Conclusion is that I probably should make an Instagram account, so that I’d have an outlet for posting all the things I want to share. Right now, I annoy people individually with it and send them pictures or show them in person or make video calls. I love making video calls to show my stuff…

While writing this post, I’m waiting for a large file to download, after which I’m going to make my friend a video call to show him the extremely great leather-bound notebook I got….

I wish this was artistic exaggeration to get a better text, but it’s the plain truth.

With behavioural problems like these, Instagram seems the only solution. Except I’m not a typical Instagram person in other ways and I would actually prefer it to be less public. Which is why I’ve preferred individual sharing. Maybe I’ll figure something else out.

But this has lead me to see the benefit of Instagram. It gives people a choice whether to look at your outfit, food and holiday snaps or not. One can always just not look. Sadly, I haven’t given my friends the choice.

Being an introverted extrovert

Every personality test I’ve ever taken – and I’ve taken my fair share because I like that sort of thing – has placed me firmly in the introvert camp. Reading the descriptions of introverts and extroverts has never made me doubt I was distinctly introverted.

Until…

This spring I came upon something that turned my understanding upside down. Apparently, introverts are more prone to experiencing negative emotions, particularly neurotic introverts. Extroverted neurotics, on the other hand, experience strong ups and downs and life is more like a roller-coaster to them.

This confused the hell out of me because I could relate much more to the latter. I can be ridiculously happy about small things (and big things). None of my introverted friends seem to have that propensity to jump around because of feeling too excited and happy to sit still. They are a lot more subdued, although not necessarily less neurotic.

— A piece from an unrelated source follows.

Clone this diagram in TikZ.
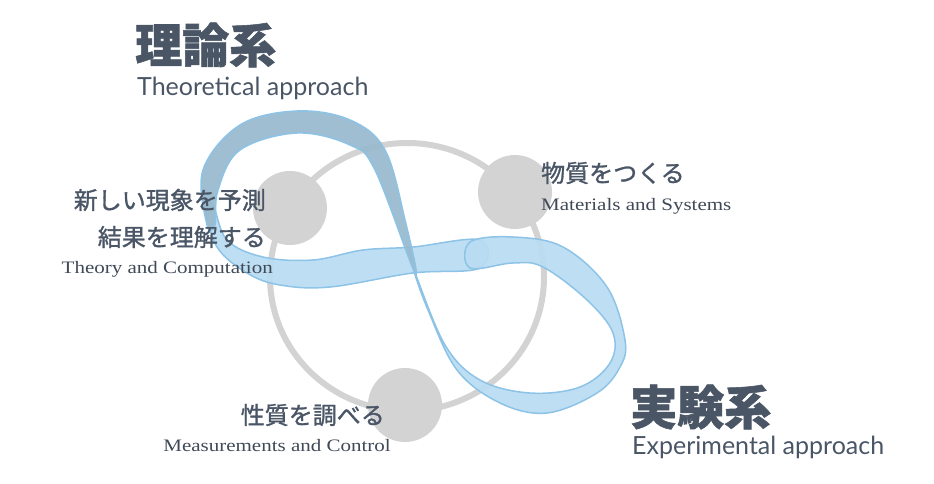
\documentclass[tikz,border=0pt]{standalone}
\usepackage{fontspec}
\setmainfont{Liberation Serif}
\newfontfamily\ser[FakeStretch=1.2]{Liberation Serif}
\newfontfamily\cjk[FakeBold=1.2]{Noto Sans CJK JP}
\newfontfamily\lat{Lato}
\definecolor{txt}{HTML}{4A5666}
\definecolor{gr}{HTML}{D3D3D3}
\definecolor{rl}{HTML}{B9DCF2}
\definecolor{re}{HTML}{8CC3E6}
\definecolor{rd}{HTML}{98B9CD}
\begin{document}
\begin{tikzpicture}[x=1pt,y=-1pt,
 rib/.style={draw=re,line width=1.5pt,fill opacity=0.92},
 dot/.style={circle,fill=gr,minimum size=74pt,inner sep=0pt},
 jp/.style={text=txt,font=\cjk\fontsize{24}{26}\selectfont,inner sep=0pt},
 en/.style={text=txt!85!black,font=\ser\fontsize{17.5}{19}\selectfont,inner sep=0pt},
 big/.style={text=txt,font=\cjk\bfseries\fontsize{47}{50}\selectfont,inner sep=0pt},
 bigen/.style={text=txt,font=\lat\fontsize{25}{28}\selectfont,inner sep=0pt}]
\useasboundingbox (0,0) rectangle (934,484);
\draw[gr,line width=6pt] (407,277) ellipse [x radius=137, y radius=134];
% ribbon
\filldraw[rib,fill=rl] plot[smooth cycle,tension=0.6] coordinates{(213,205)(227,240)(263,257)(313,260)(363,250)(413,247)(480,240)(480,268)(413,273)(330,287)(280,285)(247,273)(217,247)(204,205)};
\filldraw[rib,fill=rl] plot[smooth cycle,tension=0.6] coordinates{(470,242)(513,237)(563,247)(607,287)(625,340)(620,367)(597,393)(547,413)(500,403)(457,370)(428,310)(415,273)(445,345)(480,380)(530,393)(580,387)(610,363)(613,333)(587,300)(543,267)(513,263)(470,268)};
\filldraw[rib,fill=rd] plot[smooth cycle,tension=0.6] coordinates{(207,225)(203,170)(240,125)(297,111)(350,120)(385,150)(405,220)(415,273)(375,170)(350,145)(297,133)(240,150)(218,190)(215,225)};
% dots
\node[dot] (t) at (290,208) {};
\node[dot] (m) at (515,192) {};
\node[dot] (e) at (405,405) {};
% texts
\node[big,anchor=west] (tl) at (135,45) {理論系};
\node[bigen,anchor=west] (te) at (137,88) {Theoretical approach};
\node[big,anchor=west] (el) at (630,407) {実験系};
\node[bigen,anchor=west] (ee) at (632,447) {Experimental approach};
\node[jp,anchor=west] (mj) at (541,173) {物質をつくる};
\node[en,anchor=west] (me) at (541,206) {Materials and Systems};
\node[jp,anchor=east] (t1) at (266,200) {新しい現象を予測};
\node[jp,anchor=east] (t2) at (266,237) {結果を理解する};
\node[en,anchor=east] (t3) at (273,269) {Theory and Computation};
\node[jp,anchor=east] (p1) at (385,415) {性質を調べる};
\node[en,anchor=east] (p2) at (391,446) {Measurements and Control};
\end{tikzpicture}
\end{document}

I began exploring. I talked it through with my introverted friends, I did a lot of comparing, kept my eyes open to the distinctions between extroverts and introverts. Eventually, I had to conclude that at the very least, I was an atypical introvert.

I live an introvert’s life and can’t imagine myself ever starting to value small talk or superficial interactions. I get bored with such talk fast and want to escape. I like to be alone much more than most people. But, unlike other introverts, I sometimes feel the urge to talk to strangers in public places (I’m too shy and polite to do it, but I want to) if their conversation and personalities appeal to me. I love people staying over. I love hosting guests. I look forward to getting my flat in decent condition so I can invite everyone I like there. What sort of typical introvert likes having a house full of guests? But I love it. I don’t, however, like being a guest at other people’s place when there are lots of people who are strangers to me. My shyness makes me uncomfortable and I generally like to get to know people individually and privately rather than talk over the room.

I don’t mind party games, provided they are not embarrassing nor force me to be the centre of attention. I don’t mind strangers coming to talk to me in public places. Usually, such encounters are at least memorable and make for good stories later. Proper introverts are likely to hate all these things.

I can also talk excessively when I’m in the mood. I’m not always in the mood, but when I am, I can be a chatterbox. I have a greater need to share than most introverts, and I can get restless and edgy when there isn’t anyone to talk to (provided I’m in a sociable mood). Talking to likeable people can energize me and make me happy, but small talk does tire and bore me. More bore than tire perhaps.

So I think I’m more shy and sensitive than introverted. I have some distinctly introverted traits, but I’m by no means 85-90% introvert like all the tests I’ve ever taken tell me. Somewhere around 60-70% seems truer. I think the reason I score so high is that although it is generally accepted that shyness and introversion are not the same thing, the tests can’t well distinguish between shyness induced behaviour and introversion induced behaviour. And if I ever get as far as writing a paper in psychology, I’d like to try creating a test that can do it. But I’m sceptical about it happening, so if any psychology researcher reads it and wants to steal my idea, feel free to do so.